The title also says that clone(2) is stupid. Allow me to address that. clone(2) was originally added as an alternative to proper POSIX threads that could be used to implement POSIX threads. The idea was that lots of variations on fork() would be nice, and as we see here, that's actually true as to avfork()! avfork() was not the motivation, however. A lot of mistakes were made on the way to the NPTL.

Linux should have had a thread creation system call -- it would have then saved itself the pain of the first pthread implementation for Linux. Linux should have learned from Solaris/SVR4, where emulation of BSD sockets via libsocket on top of STREAMS proved to be a very long and costly mistake. Emulating one API from another API with impedance mismatches is difficult at best.

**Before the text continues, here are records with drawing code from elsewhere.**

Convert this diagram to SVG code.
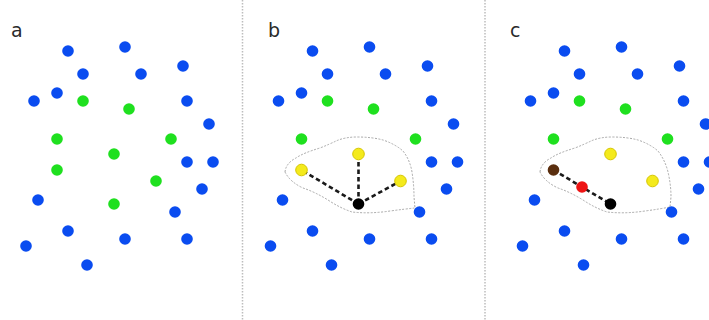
<svg xmlns="http://www.w3.org/2000/svg" width="709" height="320" viewBox="0 0 709 320">
<style>
.b{fill:#0a4cf0}
.g{fill:#1fe01f}
.y{fill:#f4ea1c;stroke:#d6c600;stroke-width:1}
.k{fill:#000}
.br{fill:#5a2e0e}
.r{fill:#ee1414}
circle{r:5.8px}
.lbl{font-family:"DejaVu Sans",sans-serif;font-size:19px;fill:#2a2a2a}
.sep{stroke:#bdbdbd;stroke-width:1.5;stroke-dasharray:1.5 1.5;fill:none}
.blob{fill:none;stroke:#a8a8a8;stroke-width:1;stroke-dasharray:2 1.5;stroke-linejoin:round}
.edge{stroke:#1a1a1a;stroke-width:2.6;stroke-dasharray:4.5 3;fill:none}
</style>
<rect width="709" height="320" fill="#fff"/>
<g id="separators">
<line class="sep" x1="242.5" y1="0" x2="242.5" y2="320"/>
<line class="sep" x1="485" y1="0" x2="485" y2="320"/>
</g>
<g id="labels">
<text class="lbl" x="11" y="37">a</text>
<text class="lbl" x="268" y="37">b</text>
<text class="lbl" x="510" y="37">c</text>
</g>
<g id="blobs">
<path class="blob" d="M285,172 Q286,163 296,158 Q303,153 320,148 Q330,144 336,141 Q345,137 357,137 Q372,137 383,140 Q395,144 403,151 Q410,160 412,172 Q414,185 414,197 L415,208 Q405,209 390,211 Q370,214 352,212 Q340,208 328,200 Q315,192 303,188 Q290,182 285,172 Z"/>
<path class="blob" d="M540,172 Q541,163 551,158 Q558,153 575,148 Q585,144 591,141 Q600,137 612,137 Q627,137 638,140 Q650,144 658,151 Q665,160 668,172 Q671,185 671,197 L670,207 Q660,209 645,211 Q625,214 607,212 Q595,208 583,200 Q570,192 558,188 Q545,182 540,172 Z"/>
</g>
<g id="connectors">
<line class="edge" x1="358.5" y1="204" x2="301.5" y2="170"/>
<line class="edge" x1="358.5" y1="204" x2="358.5" y2="154"/>
<line class="edge" x1="358.5" y1="204" x2="400.5" y2="181"/>
<line class="edge" x1="553.5" y1="170" x2="610.5" y2="204"/>
</g>
<g id="panel-a">
<circle id="a1" class="b" cx="68" cy="51" r="5.8"/>
<circle id="a2" class="b" cx="125" cy="47" r="5.8"/>
<circle id="a3" class="b" cx="83" cy="74" r="5.8"/>
<circle id="a4" class="b" cx="141" cy="74" r="5.8"/>
<circle id="a5" class="b" cx="183" cy="66" r="5.8"/>
<circle id="a6" class="b" cx="34" cy="101" r="5.8"/>
<circle id="a7" class="b" cx="57" cy="93" r="5.8"/>
<circle id="a8" class="g" cx="83" cy="101" r="5.8"/>
<circle id="a9" class="g" cx="129" cy="109" r="5.8"/>
<circle id="a10" class="b" cx="187" cy="101" r="5.8"/>
<circle id="a11" class="b" cx="209" cy="124" r="5.8"/>
<circle id="a12" class="g" cx="57" cy="139" r="5.8"/>
<circle id="a13" class="g" cx="171" cy="139" r="5.8"/>
<circle id="a14" class="g" cx="114" cy="154" r="5.8"/>
<circle id="a15" class="b" cx="187" cy="162" r="5.8"/>
<circle id="a16" class="b" cx="213" cy="162" r="5.8"/>
<circle id="a17" class="g" cx="57" cy="170" r="5.8"/>
<circle id="a18" class="g" cx="156" cy="181" r="5.8"/>
<circle id="a19" class="b" cx="202" cy="189" r="5.8"/>
<circle id="a20" class="b" cx="38" cy="200" r="5.8"/>
<circle id="a21" class="g" cx="114" cy="204" r="5.8"/>
<circle id="a22" class="b" cx="175" cy="212" r="5.8"/>
<circle id="a23" class="b" cx="68" cy="231" r="5.8"/>
<circle id="a24" class="b" cx="26" cy="246" r="5.8"/>
<circle id="a25" class="b" cx="125" cy="239" r="5.8"/>
<circle id="a26" class="b" cx="187" cy="239" r="5.8"/>
<circle id="a27" class="b" cx="87" cy="265" r="5.8"/>
</g>
<g id="panel-b">
<circle id="b1" class="b" cx="312.5" cy="51" r="5.8"/>
<circle id="b2" class="b" cx="369.5" cy="47" r="5.8"/>
<circle id="b3" class="b" cx="327.5" cy="74" r="5.8"/>
<circle id="b4" class="b" cx="385.5" cy="74" r="5.8"/>
<circle id="b5" class="b" cx="427.5" cy="66" r="5.8"/>
<circle id="b6" class="b" cx="278.5" cy="101" r="5.8"/>
<circle id="b7" class="b" cx="301.5" cy="93" r="5.8"/>
<circle id="b8" class="g" cx="327.5" cy="101" r="5.8"/>
<circle id="b9" class="g" cx="373.5" cy="109" r="5.8"/>
<circle id="b10" class="b" cx="431.5" cy="101" r="5.8"/>
<circle id="b11" class="b" cx="453.5" cy="124" r="5.8"/>
<circle id="b12" class="g" cx="301.5" cy="139" r="5.8"/>
<circle id="b13" class="g" cx="415.5" cy="139" r="5.8"/>
<circle id="b14" class="y" cx="358.5" cy="154" r="5.8"/>
<circle id="b15" class="b" cx="431.5" cy="162" r="5.8"/>
<circle id="b16" class="b" cx="457.5" cy="162" r="5.8"/>
<circle id="b17" class="y" cx="301.5" cy="170" r="5.8"/>
<circle id="b18" class="y" cx="400.5" cy="181" r="5.8"/>
<circle id="b19" class="b" cx="446.5" cy="189" r="5.8"/>
<circle id="b20" class="b" cx="282.5" cy="200" r="5.8"/>
<circle id="b21" class="k" cx="358.5" cy="204" r="5.8"/>
<circle id="b22" class="b" cx="419.5" cy="212" r="5.8"/>
<circle id="b23" class="b" cx="312.5" cy="231" r="5.8"/>
<circle id="b24" class="b" cx="270.5" cy="246" r="5.8"/>
<circle id="b25" class="b" cx="369.5" cy="239" r="5.8"/>
<circle id="b26" class="b" cx="431.5" cy="239" r="5.8"/>
<circle id="b27" class="b" cx="331.5" cy="265" r="5.8"/>
</g>
<g id="panel-c">
<circle id="c1" class="b" cx="564.5" cy="51" r="5.8"/>
<circle id="c2" class="b" cx="621.5" cy="47" r="5.8"/>
<circle id="c3" class="b" cx="579.5" cy="74" r="5.8"/>
<circle id="c4" class="b" cx="637.5" cy="74" r="5.8"/>
<circle id="c5" class="b" cx="679.5" cy="66" r="5.8"/>
<circle id="c6" class="b" cx="530.5" cy="101" r="5.8"/>
<circle id="c7" class="b" cx="553.5" cy="93" r="5.8"/>
<circle id="c8" class="g" cx="579.5" cy="101" r="5.8"/>
<circle id="c9" class="g" cx="625.5" cy="109" r="5.8"/>
<circle id="c10" class="b" cx="683.5" cy="101" r="5.8"/>
<circle id="c11" class="b" cx="705.5" cy="124" r="5.8"/>
<circle id="c12" class="g" cx="553.5" cy="139" r="5.8"/>
<circle id="c13" class="g" cx="667.5" cy="139" r="5.8"/>
<circle id="c14" class="y" cx="610.5" cy="154" r="5.8"/>
<circle id="c15" class="b" cx="683.5" cy="162" r="5.8"/>
<circle id="c16" class="b" cx="709.5" cy="162" r="5.8"/>
<circle id="c17" class="br" cx="553.5" cy="170" r="5.8"/>
<circle id="c18" class="y" cx="652.5" cy="181" r="5.8"/>
<circle id="c19" class="b" cx="698.5" cy="189" r="5.8"/>
<circle id="c20" class="b" cx="534.5" cy="200" r="5.8"/>
<circle id="c21" class="k" cx="610.5" cy="204" r="5.8"/>
<circle id="c22" class="b" cx="671.5" cy="212" r="5.8"/>
<circle id="c23" class="b" cx="564.5" cy="231" r="5.8"/>
<circle id="c24" class="b" cx="522.5" cy="246" r="5.8"/>
<circle id="c25" class="b" cx="621.5" cy="239" r="5.8"/>
<circle id="c26" class="b" cx="683.5" cy="239" r="5.8"/>
<circle id="c27" class="b" cx="583.5" cy="265" r="5.8"/>
<circle id="c-red" class="r" cx="582" cy="187" r="5.8"/>
</g>
</svg>
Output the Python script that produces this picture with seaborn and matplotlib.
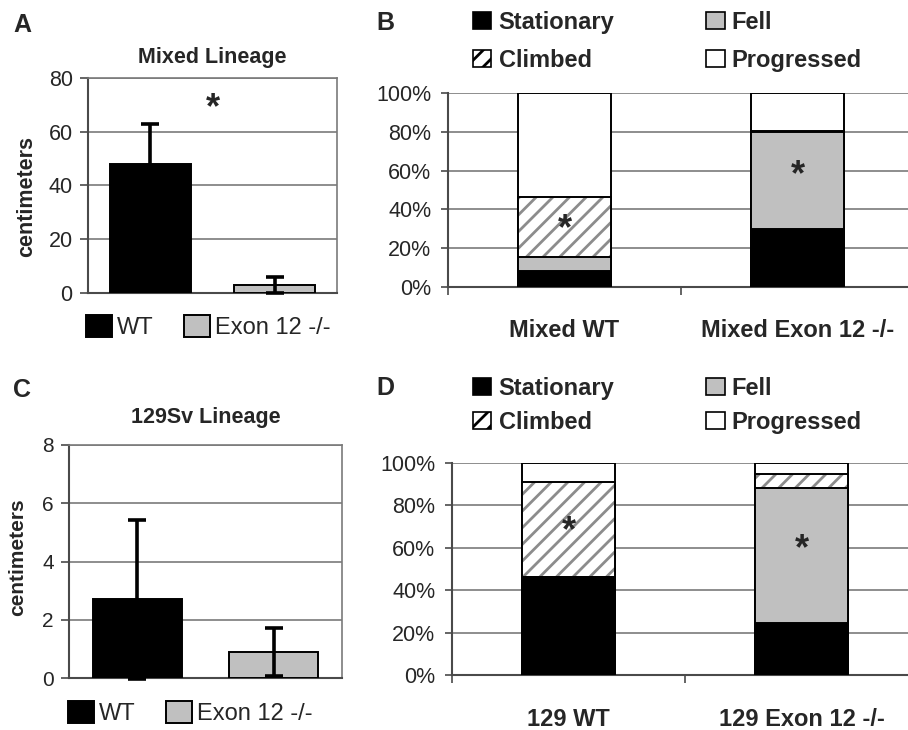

Since then clone() has become a swiss army knife -- it has evolved to have zone/jail entering features, but only sort of: Linux doesn't have proper zones/jails, instead adding new "namespaces" and new clone(2) flags to go with them. And as new container-related clone(2) flags are added that old code might wish it had used them... one will have to modify and rebuild the clone(2)-calling world, and that is decidedly not elegant.

Linux should have had first-class fork(), vfork(), avfork(), thread_create(), and container_create() system calls. The fork family could have been one system call with options, but threads are not processes, and neither are containers (though containers may have processes, and may have a minder/init process). Conflating all of those onto one system call seems a bit much, though even that would be OK if there was just one flag for container entry/start/fork/whatever-metaphor-applies-to-containers. But the clone(2) design, or its maintainers, encourages a proliferation of flags, which means one must constantly pay attention to the possible need to add new flags at existing call sites.

Now, my friends tell me, and I read around too, that "nah, containers aren't zones/jails, they're not meant to be used like that", and I don't care about that line of argument. The world needs zones/jails and Linux containers really want to be zones/jails. They do. And zones/jails need to start life maximally isolated, and sharing needs to be added explicitly from the host. Doing it the other way around is badly broken, because every time isolation is increased one has to go patch clone(2) calls. That's not a good approach to security for an OS that is not integrated top-to-bottm (on Linux everything has different maintainers and communities: the kernel, the C libraries, every important system library, the shells, the init system, all the user-land programs one expects -- everything). In a world like that containers need to start maximally isolated.

I could go on. I could talk about fork-safety. I could discuss all of the functions that are generally, or in specific cases, safe to call in a child of fork(), versus the child of vfork(), versus the child of afork() (if we had one), or a child of a clone() call (but I'd have to consider quite a few flag combinations!). I could go into why 4.4BSD removed vfork() (I'd have to do a bit more digging though). I think this post's length is probably just right, so I'll leave it here.